De acordo com o BID, mais de 800 mil quilômetros quadrados da floresta amazônica já
foram desmatados para lavouras e pecuária. A criação de pastos para gado é responsável por 70% do desmatamento em países da América Latina e Caribe. Esse financiamento viria em um contexto de acelerado desmatamento e violações de direitos indígenas com o desmonte da proteção ambiental e social do governo Bolsonaro.
A carta foi enviada para o BID na véspera do segundo encontro do Finance in Common Summit. Neste ano, centenas de bancos públicos de desenvolvimento se reunirão para reforçar os compromissos com a mitigação das mudanças climáticas e os objetivos de desenvolvimento sustentável da ONU, “transformando a agricultura e o agronegócio tendo em vista a segurança alimentar, adaptação às mudanças climáticas e preservação da biodiversidade.” Os signatários da carta afirmam que o empréstimo à Marfrig viola o compromisso do BID com os objetivos de desenvolvimento sustentável e acordos internacionais sobre o clima. O BID espera anunciar sua decisão final sobre o projeto em dezembro deste ano.
Em 2020, um relatório divulgado pela Global Witness descobriu que a Marfrig comprou gado de áreas de desmatamento ilegal na Amazônia de forma sistemática. A corporação também foi acusada de corrupção e violações aos direitos humanos.
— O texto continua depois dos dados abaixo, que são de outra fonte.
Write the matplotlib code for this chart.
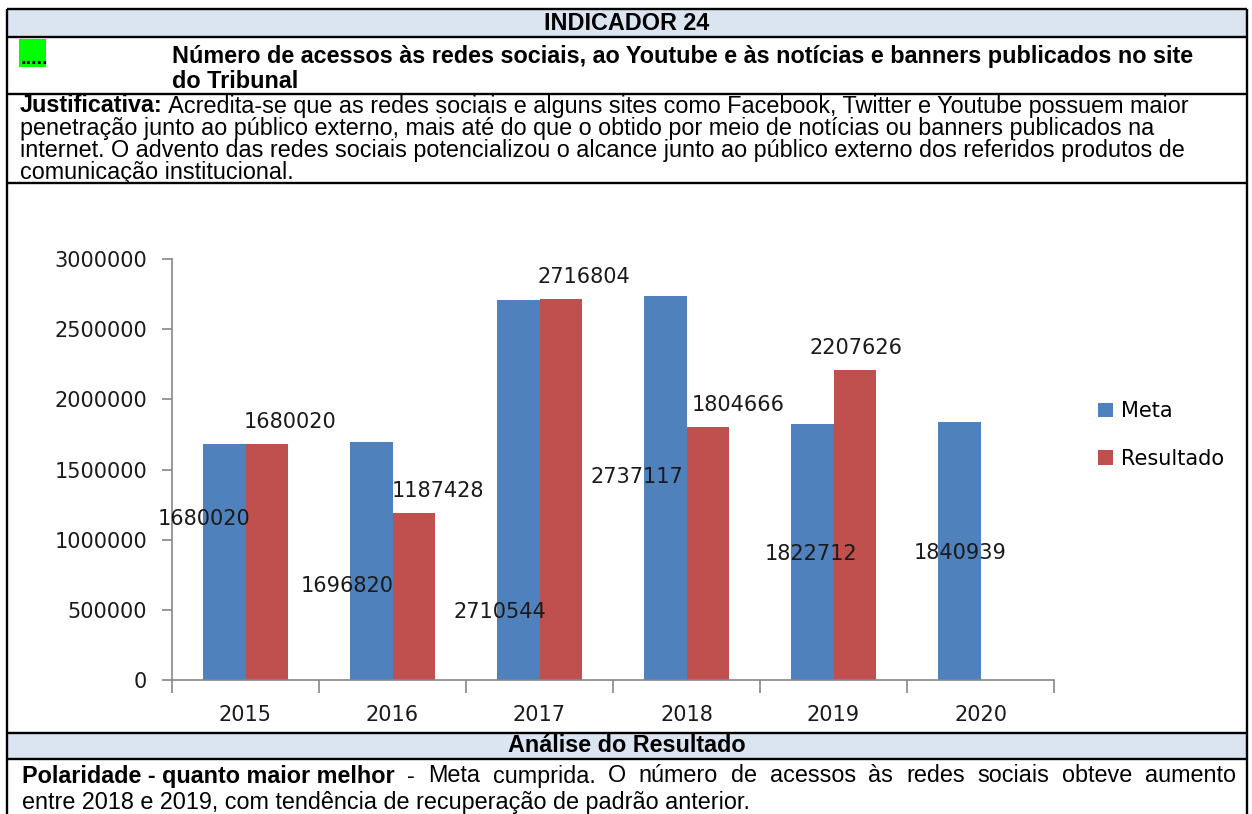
import numpy as np
import matplotlib.pyplot as plt
from matplotlib.patches import Rectangle, Patch
from matplotlib.ticker import FuncFormatter

# chart data
anos = ['2015', '2016', '2017', '2018', '2019', '2020']
meta = [1680020, 1696820, 2710544, 2737117, 1822712, 1840939]
resultado = [1680020, 1187428, 2716804, 1804666, 2207626, np.nan]

# Excel put the Meta labels in odd places
meta_lbl_dx = [-0.28, -0.31, -0.27, -0.34, -0.15, -0.14]
meta_lbl_y = [1146000, 669000, 484000, 1445000, 897000, 904000]
res_lbl_dx = [0.30, 0.31, 0.30, 0.35, 0.15, 0.0]

AZUL = '#4F81BD'
VERMELHO = '#C0504D'
CINZA = '#868686'
TXT = '#1a1a1a'

W, H = 1252, 814
fig = plt.figure(figsize=(W / 100, H / 100), dpi=100)

# ---- table / page layer, drawn in pixel coordinates ----
pg = fig.add_axes([0, 0, 1, 1])
pg.set_xlim(0, W)
pg.set_ylim(H, 0)
pg.axis('off')

L, R = 7, 1247
pg.add_patch(Rectangle((L, 9), R - L, 28, fc='#DBE5F1', ec='none'))
pg.add_patch(Rectangle((L, 733), R - L, 26, fc='#DBE5F1', ec='none'))
pg.add_patch(Rectangle((19, 39), 27, 28, fc='#00FF00', ec='none'))
pg.hlines([9, 37, 94, 183, 733, 759], L, R, color='black', lw=1.7)
pg.vlines([L, R], 9, H, color='black', lw=1.7)

fnt = dict(family='Liberation Sans', fontsize=16.8, color='black')

pg.text(627, 23, 'INDICADOR 24', ha='center', va='center', weight='bold', **fnt)
pg.text(21, 64, '.....', ha='left', va='baseline', weight='bold',
        family='Liberation Sans', fontsize=14, color='black')
pg.text(172, 56, 'Número de acessos às redes sociais, ao Youtube e às notícias e banners publicados no site',
        va='center', weight='bold', **fnt)
pg.text(172, 82, 'do Tribunal', va='center', weight='bold', **fnt)

t = pg.text(20, 106, 'Justificativa:', va='center', weight='bold', **fnt)
pg.annotate(' Acredita-se que as redes sociais e alguns sites como Facebook, Twitter e Youtube possuem maior',
            xy=(1, 0), xycoords=t, ha='left', va='bottom', **fnt)
pg.text(20, 128.5, 'penetração junto ao público externo, mais até do que o obtido por meio de notícias ou banners publicados na',
        va='center', **fnt)
pg.text(20, 150.5, 'internet. O advento das redes sociais potencializou o alcance junto ao público externo dos referidos produtos de',
        va='center', **fnt)
pg.text(20, 172, 'comunicação institucional.', va='center', **fnt)

pg.text(627, 746, 'Análise do Resultado', ha='center', va='center', weight='bold', **fnt)

# first line of the analysis is justified to the right edge
rend = fig.canvas.get_renderer()
inv = pg.transData.inverted()
t2 = pg.text(22, 776, 'Polaridade - quanto maior melhor', va='center', weight='bold', **fnt)
bb = t2.get_window_extent(rend)
x0 = inv.transform((bb.x1, bb.y0))[0]
words = ['-', 'Meta', 'cumprida.', 'O', 'número', 'de', 'acessos', 'às', 'redes', 'sociais',
         'obteve', 'aumento']
wts = []
for w in words:
    tt = pg.text(0, 776, w, va='center', **fnt)
    b = tt.get_window_extent(rend)
    wts.append((tt, inv.transform((b.x1, b.y0))[0] - inv.transform((b.x0, b.y0))[0]))
gap = (1236 - x0 - sum(w for _, w in wts)) / len(words)
xc = x0
for tt, w in wts:
    xc += gap
    tt.set_x(xc)
    xc += w
pg.text(22, 803, 'entre 2018 e 2019, com tendência de recuperação de padrão anterior.', va='center', **fnt)

# ---- the bar chart ----
ax = fig.add_axes([172 / W, 1 - 680 / H, 882 / W, 421 / H])
x = np.arange(len(anos))
bw = 0.29
ax.bar(x, meta, width=-bw, align='edge', color=AZUL, label='Meta')
ax.bar(x, resultado, width=bw, align='edge', color=VERMELHO, label='Resultado')

cfont = dict(family='DejaVu Sans', fontsize=15, color=TXT)
for i, v in enumerate(meta):
    ax.text(x[i] + meta_lbl_dx[i], meta_lbl_y[i], str(v), ha='center', va='center', **cfont)
for i, v in enumerate(resultado):
    if np.isnan(v):
        continue
    ax.annotate(str(int(v)), xy=(x[i] + res_lbl_dx[i], v), xytext=(0, 16),
                textcoords='offset points', ha='center', va='center', **cfont)

ax.set_xlim(-0.5, 5.5)
ax.set_ylim(0, 3000000)
ax.set_yticks(np.arange(0, 3000001, 500000))
ax.yaxis.set_major_formatter(FuncFormatter(lambda v, p: f'{v:.0f}'))
ax.set_xticks(x)
ax.set_xticklabels(anos)
ax.set_xticks(np.arange(-0.5, 6, 1), minor=True)

for s in ['top', 'right']:
    ax.spines[s].set_visible(False)
for s in ['left', 'bottom']:
    ax.spines[s].set_color(CINZA)
    ax.spines[s].set_linewidth(1.2)

ax.tick_params(axis='y', length=7, width=1.2, color=CINZA, pad=11, labelsize=15, labelcolor=TXT)
ax.tick_params(axis='x', which='major', length=0, pad=18, labelsize=15, labelcolor=TXT)
ax.tick_params(axis='x', which='minor', length=9, width=1.2, color=CINZA, direction='out')
for lab in ax.get_xticklabels() + ax.get_yticklabels():
    lab.set_family('DejaVu Sans')
ax.patch.set_alpha(0)

fig.legend(handles=[Patch(fc=AZUL), Patch(fc=VERMELHO)], labels=['Meta', 'Resultado'],
           loc='center left', bbox_to_anchor=(1098 / W, 1 - 435 / H), frameon=False,
           handlelength=0.7, handleheight=0.7, handletextpad=0.4, labelspacing=1.3,
           borderpad=0, borderaxespad=0, prop=dict(family='DejaVu Sans', size=15))

fig.savefig('out.png', dpi=100)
“Considerando o aumento significativo no desmatamento da Amazônia como consequência da cadeia produtiva da pecuária, é inacreditável que organizações que se dizem sustentáveis continuem a incentivar empresas como a Marfrig”, diz Maureen Santos, coordenadora do grupo consultivo nacional da Federação de Órgãos para Assistência Social e Educacional (Fase). “A oposição de organizações nacionais e internacionais a esse investimento é muito importante para chamar atenção para essa iniciativa, que não passa de greenwashing”, explica, referindo-se à tentativa de algumas organizações de falsamente promover como sustentáveis iniciativas que não o são.
As ONGs estão usando o empréstimo como exemplo para que todos os bancos de desenvolvimento parem de financiar operações de pecuária industrial. “Não é novidade para ninguém a relação intrínseca entre o agronegócio, o desmatamento e a invasão de territórios indígenas”, afirma Daniel Faggiano, diretor executivo do Instituto Maíra, ONG brasileira que trabalha para contribuir na emancipação de povos e comunidades tradicionais por meio do fortalecimento do princípio da autodeterminação. “Superar a crise climática e garantir um desenvolvimento realmente sustentável e justo exigirá que bancos de desenvolvimento, como o BID e o Banco Mundial, mudem a forma e os destinatários de seus investimentos e desconsiderem financiar qualquer iniciativa de pecuária industrial, no Brasil e no mundo”, completa.
A oposição a esse empréstimo é parte de uma iniciativa maior, chamada Divest Factory Farm (em português, Desenvistam da Pecuária Industrial), um trabalho desenvolvido em parceria com comunidades locais afetadas pela atividade e ONGS que buscam redirecionar financiamento público para operações mais éticas. Os membros da campanha incluem: the Bank Information Center, Friends of the Earth U.S., Feedback Global, the Global Forest Coalition, Sinergia Animal, World Animal Protection, Brighter Green e International Accountability Project (Early Warning System).